● **REQUIRED TASK**
Your output must be the lines below from the line containing "Give me the Plotly source for this chart." to the line containing "return (p - ML) / PW", both lines included, reproduced exactly and without pictures.

==== MATERIAL PROVIDED ====

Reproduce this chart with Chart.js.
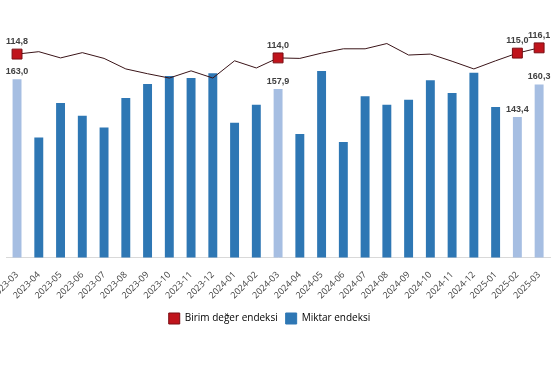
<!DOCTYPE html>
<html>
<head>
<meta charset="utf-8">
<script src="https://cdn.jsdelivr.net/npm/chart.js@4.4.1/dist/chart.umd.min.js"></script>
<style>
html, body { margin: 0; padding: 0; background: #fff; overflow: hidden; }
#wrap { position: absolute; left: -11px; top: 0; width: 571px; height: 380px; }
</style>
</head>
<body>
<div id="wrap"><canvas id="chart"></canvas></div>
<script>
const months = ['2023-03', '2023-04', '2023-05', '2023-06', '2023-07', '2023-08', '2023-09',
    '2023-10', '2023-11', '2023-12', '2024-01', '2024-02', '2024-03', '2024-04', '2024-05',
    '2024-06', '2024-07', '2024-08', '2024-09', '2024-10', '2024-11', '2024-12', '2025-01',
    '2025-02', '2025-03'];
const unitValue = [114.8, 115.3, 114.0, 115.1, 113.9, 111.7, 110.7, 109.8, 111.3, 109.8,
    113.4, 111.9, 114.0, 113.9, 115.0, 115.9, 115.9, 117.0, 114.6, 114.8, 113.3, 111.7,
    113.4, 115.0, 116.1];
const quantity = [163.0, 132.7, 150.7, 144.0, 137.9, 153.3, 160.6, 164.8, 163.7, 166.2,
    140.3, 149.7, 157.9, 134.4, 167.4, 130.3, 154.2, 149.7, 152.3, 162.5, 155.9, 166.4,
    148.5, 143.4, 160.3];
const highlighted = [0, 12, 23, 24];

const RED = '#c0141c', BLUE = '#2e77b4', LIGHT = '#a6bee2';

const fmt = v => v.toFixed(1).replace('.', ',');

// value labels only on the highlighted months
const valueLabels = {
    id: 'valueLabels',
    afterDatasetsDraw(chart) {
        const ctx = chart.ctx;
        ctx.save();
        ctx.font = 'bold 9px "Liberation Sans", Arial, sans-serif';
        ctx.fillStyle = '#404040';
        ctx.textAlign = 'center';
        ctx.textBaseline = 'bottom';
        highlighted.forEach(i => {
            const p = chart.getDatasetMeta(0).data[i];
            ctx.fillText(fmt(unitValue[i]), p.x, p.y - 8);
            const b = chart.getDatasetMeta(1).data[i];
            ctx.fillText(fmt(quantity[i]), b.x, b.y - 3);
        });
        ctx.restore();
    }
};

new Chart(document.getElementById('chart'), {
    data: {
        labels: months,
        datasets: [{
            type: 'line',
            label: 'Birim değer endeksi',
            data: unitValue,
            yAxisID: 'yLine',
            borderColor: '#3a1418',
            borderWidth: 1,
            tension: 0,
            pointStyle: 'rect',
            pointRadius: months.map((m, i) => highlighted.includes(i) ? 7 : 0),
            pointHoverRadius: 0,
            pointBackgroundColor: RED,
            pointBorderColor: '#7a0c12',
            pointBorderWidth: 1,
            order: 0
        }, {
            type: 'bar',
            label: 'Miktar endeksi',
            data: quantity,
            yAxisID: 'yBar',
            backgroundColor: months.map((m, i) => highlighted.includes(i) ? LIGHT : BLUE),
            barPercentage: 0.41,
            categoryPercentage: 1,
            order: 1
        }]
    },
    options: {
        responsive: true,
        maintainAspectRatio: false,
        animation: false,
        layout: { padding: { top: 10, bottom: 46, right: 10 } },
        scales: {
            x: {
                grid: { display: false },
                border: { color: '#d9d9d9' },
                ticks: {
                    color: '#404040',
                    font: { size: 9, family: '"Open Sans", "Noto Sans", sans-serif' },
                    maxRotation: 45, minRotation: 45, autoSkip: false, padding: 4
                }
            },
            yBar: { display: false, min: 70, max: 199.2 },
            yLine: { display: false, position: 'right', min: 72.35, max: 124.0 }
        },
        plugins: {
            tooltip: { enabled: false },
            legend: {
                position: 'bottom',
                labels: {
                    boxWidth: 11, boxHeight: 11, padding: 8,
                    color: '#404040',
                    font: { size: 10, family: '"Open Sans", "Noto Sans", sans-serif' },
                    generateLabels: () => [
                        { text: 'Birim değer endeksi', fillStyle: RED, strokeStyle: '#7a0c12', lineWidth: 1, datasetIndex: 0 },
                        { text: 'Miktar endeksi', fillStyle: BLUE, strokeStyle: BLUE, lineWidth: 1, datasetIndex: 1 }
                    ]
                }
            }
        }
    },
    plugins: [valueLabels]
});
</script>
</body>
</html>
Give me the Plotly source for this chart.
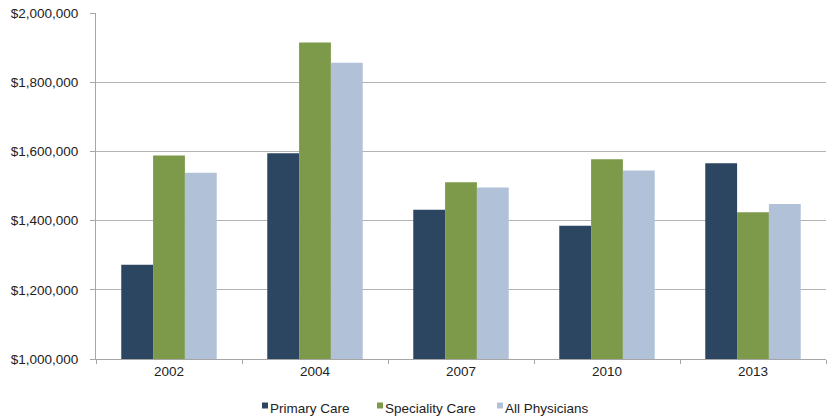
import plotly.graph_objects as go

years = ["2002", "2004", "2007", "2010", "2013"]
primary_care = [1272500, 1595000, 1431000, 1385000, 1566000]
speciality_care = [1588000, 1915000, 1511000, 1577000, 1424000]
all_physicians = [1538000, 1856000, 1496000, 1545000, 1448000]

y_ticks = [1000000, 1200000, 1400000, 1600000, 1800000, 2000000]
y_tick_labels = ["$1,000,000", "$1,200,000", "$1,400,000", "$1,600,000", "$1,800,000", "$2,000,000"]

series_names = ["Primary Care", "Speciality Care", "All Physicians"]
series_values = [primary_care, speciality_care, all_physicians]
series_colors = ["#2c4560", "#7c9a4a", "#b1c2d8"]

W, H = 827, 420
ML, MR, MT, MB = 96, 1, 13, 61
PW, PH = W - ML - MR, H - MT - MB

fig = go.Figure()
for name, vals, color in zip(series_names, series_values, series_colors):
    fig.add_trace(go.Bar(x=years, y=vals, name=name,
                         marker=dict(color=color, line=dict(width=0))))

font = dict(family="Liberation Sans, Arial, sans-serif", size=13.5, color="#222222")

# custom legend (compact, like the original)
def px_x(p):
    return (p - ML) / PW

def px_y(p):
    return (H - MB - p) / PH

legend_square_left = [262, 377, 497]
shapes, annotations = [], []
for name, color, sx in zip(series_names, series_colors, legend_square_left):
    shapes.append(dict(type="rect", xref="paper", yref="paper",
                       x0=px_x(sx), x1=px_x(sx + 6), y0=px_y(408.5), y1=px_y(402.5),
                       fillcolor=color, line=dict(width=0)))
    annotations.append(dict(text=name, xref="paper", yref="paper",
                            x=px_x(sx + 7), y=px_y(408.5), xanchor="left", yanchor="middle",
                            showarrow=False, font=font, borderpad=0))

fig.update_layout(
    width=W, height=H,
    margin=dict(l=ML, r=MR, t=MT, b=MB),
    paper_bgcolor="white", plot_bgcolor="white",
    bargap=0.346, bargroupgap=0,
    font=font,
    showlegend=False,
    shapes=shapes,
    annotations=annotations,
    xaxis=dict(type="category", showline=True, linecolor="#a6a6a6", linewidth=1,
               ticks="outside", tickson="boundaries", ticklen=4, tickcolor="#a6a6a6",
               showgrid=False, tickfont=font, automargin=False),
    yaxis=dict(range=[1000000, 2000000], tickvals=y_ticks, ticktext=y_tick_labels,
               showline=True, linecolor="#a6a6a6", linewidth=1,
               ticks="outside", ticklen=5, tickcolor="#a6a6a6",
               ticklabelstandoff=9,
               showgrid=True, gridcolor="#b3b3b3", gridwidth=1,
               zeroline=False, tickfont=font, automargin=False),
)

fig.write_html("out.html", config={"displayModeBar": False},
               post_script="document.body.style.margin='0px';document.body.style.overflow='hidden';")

====

● **WORKED ANSWER**
Give me the Plotly source for this chart.
import plotly.graph_objects as go

years = ["2002", "2004", "2007", "2010", "2013"]
primary_care = [1272500, 1595000, 1431000, 1385000, 1566000]
speciality_care = [1588000, 1915000, 1511000, 1577000, 1424000]
all_physicians = [1538000, 1856000, 1496000, 1545000, 1448000]

y_ticks = [1000000, 1200000, 1400000, 1600000, 1800000, 2000000]
y_tick_labels = ["$1,000,000", "$1,200,000", "$1,400,000", "$1,600,000", "$1,800,000", "$2,000,000"]

series_names = ["Primary Care", "Speciality Care", "All Physicians"]
series_values = [primary_care, speciality_care, all_physicians]
series_colors = ["#2c4560", "#7c9a4a", "#b1c2d8"]

W, H = 827, 420
ML, MR, MT, MB = 96, 1, 13, 61
PW, PH = W - ML - MR, H - MT - MB

fig = go.Figure()
for name, vals, color in zip(series_names, series_values, series_colors):
    fig.add_trace(go.Bar(x=years, y=vals, name=name,
                         marker=dict(color=color, line=dict(width=0))))

font = dict(family="Liberation Sans, Arial, sans-serif", size=13.5, color="#222222")

# custom legend (compact, like the original)
def px_x(p):
    return (p - ML) / PW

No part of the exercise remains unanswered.